DATASET EXCERPT
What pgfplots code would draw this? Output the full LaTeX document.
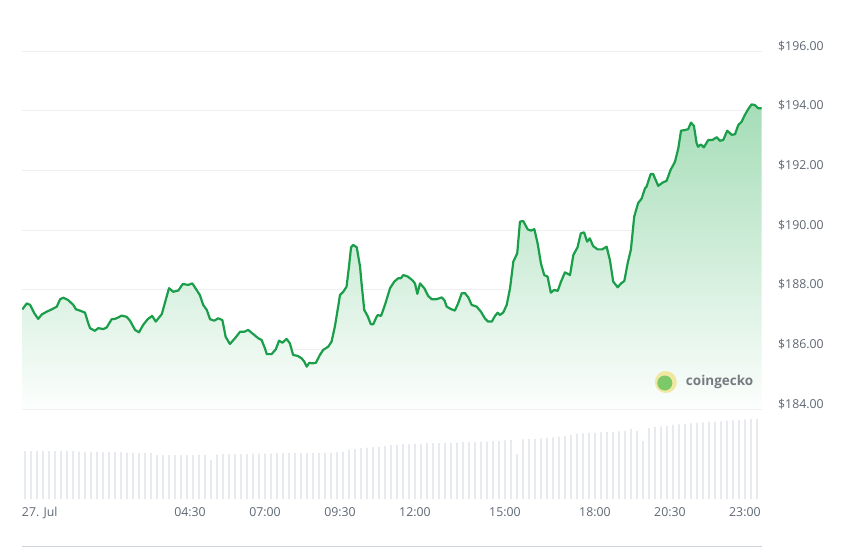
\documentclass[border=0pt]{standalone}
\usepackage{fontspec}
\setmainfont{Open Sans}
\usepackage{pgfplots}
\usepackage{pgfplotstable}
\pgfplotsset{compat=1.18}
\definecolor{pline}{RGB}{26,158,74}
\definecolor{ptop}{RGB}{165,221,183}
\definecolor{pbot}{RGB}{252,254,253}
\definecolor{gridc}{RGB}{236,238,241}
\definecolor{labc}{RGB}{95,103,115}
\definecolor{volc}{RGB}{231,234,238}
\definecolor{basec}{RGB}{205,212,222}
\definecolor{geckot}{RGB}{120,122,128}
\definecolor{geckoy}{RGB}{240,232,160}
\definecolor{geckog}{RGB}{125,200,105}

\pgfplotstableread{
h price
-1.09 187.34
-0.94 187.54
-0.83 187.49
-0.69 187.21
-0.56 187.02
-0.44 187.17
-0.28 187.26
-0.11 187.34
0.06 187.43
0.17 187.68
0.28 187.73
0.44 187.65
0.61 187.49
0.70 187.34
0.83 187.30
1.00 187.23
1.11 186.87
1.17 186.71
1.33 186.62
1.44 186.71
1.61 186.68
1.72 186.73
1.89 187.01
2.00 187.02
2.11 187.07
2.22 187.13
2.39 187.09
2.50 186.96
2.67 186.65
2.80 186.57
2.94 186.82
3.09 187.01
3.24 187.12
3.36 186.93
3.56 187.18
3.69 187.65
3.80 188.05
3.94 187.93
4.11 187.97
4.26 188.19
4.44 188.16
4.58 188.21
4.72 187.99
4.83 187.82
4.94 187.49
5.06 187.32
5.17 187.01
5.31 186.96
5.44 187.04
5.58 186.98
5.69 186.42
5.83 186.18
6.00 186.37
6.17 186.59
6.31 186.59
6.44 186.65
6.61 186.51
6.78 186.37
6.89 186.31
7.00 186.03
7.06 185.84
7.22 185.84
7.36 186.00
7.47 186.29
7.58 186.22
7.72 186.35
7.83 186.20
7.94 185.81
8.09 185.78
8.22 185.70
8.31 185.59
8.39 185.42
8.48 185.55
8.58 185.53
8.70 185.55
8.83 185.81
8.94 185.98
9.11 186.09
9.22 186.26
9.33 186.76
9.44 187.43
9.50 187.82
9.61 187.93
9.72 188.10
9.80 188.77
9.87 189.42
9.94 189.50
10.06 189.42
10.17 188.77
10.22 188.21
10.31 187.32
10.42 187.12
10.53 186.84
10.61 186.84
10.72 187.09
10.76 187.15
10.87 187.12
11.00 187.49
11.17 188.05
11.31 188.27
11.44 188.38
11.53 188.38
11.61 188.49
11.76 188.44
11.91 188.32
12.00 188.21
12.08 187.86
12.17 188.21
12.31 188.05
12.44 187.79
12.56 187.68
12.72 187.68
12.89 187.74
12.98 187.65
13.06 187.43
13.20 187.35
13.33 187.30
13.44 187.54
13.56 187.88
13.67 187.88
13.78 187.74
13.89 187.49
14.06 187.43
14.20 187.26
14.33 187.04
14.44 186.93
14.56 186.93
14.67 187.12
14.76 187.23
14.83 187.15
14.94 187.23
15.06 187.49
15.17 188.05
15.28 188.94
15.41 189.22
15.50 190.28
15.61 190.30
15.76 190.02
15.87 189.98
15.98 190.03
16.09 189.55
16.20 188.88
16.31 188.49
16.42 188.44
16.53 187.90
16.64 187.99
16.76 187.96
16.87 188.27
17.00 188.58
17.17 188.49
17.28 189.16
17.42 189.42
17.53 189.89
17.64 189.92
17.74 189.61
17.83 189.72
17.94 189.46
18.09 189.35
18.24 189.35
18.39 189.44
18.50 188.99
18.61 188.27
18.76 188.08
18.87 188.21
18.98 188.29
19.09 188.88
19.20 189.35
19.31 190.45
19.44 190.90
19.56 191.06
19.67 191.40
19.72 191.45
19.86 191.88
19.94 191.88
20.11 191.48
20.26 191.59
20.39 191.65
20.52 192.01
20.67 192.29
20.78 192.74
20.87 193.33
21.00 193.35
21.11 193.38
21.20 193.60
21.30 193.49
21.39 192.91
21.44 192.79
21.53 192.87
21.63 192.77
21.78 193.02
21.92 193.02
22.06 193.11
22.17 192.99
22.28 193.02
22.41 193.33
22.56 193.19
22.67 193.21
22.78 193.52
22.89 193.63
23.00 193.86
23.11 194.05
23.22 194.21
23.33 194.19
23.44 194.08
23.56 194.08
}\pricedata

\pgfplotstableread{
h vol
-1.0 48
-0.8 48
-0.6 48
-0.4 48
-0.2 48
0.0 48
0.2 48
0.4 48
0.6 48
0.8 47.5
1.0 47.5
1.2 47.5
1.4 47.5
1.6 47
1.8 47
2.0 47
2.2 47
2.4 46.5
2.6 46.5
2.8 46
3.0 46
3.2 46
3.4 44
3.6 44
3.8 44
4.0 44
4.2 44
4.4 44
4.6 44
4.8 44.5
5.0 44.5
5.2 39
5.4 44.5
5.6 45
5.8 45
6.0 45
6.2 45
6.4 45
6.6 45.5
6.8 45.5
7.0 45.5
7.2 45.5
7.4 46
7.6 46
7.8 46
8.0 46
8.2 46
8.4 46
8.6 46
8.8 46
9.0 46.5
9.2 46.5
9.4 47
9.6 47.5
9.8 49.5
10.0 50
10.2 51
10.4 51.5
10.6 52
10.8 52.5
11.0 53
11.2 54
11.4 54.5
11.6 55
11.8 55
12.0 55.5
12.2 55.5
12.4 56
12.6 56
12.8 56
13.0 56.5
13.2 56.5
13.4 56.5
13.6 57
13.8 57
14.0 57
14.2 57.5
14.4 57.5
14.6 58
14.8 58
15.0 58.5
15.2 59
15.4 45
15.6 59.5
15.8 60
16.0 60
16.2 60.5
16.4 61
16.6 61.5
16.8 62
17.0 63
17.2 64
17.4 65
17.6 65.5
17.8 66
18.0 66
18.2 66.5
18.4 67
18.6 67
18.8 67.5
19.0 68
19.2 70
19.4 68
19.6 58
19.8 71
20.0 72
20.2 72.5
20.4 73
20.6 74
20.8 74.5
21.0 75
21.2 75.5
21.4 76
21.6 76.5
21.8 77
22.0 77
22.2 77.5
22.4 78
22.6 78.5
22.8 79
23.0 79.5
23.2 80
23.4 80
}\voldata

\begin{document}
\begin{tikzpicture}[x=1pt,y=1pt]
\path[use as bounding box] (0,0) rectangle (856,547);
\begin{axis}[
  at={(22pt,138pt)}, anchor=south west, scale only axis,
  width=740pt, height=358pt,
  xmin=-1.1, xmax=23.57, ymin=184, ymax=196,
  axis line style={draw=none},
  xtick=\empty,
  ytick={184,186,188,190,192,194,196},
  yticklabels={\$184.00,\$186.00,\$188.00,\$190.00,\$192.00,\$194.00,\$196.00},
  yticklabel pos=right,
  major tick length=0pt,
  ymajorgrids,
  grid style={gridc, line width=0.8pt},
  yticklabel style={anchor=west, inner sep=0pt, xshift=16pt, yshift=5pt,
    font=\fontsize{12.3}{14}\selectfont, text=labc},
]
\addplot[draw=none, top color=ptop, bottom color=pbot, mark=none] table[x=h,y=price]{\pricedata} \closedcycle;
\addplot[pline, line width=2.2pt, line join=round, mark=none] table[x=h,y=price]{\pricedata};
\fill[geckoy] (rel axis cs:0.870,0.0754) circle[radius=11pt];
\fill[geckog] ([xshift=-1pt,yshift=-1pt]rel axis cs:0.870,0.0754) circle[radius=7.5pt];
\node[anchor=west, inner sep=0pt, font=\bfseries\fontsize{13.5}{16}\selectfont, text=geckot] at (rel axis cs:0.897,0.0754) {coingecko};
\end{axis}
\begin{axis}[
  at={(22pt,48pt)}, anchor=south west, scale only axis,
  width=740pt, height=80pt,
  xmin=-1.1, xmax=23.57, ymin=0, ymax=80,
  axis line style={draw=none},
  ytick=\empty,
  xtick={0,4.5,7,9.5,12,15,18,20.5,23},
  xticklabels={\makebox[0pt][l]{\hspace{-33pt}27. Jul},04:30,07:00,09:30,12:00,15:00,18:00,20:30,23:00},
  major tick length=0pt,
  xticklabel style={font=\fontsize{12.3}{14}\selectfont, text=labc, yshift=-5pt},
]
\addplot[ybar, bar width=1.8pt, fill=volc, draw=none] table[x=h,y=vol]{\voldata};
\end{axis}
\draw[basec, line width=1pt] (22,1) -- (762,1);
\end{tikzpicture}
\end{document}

WORK TO DO
Of the lines in the material above, state how many contain the string "draw"; give no other text.

THE REPLY
6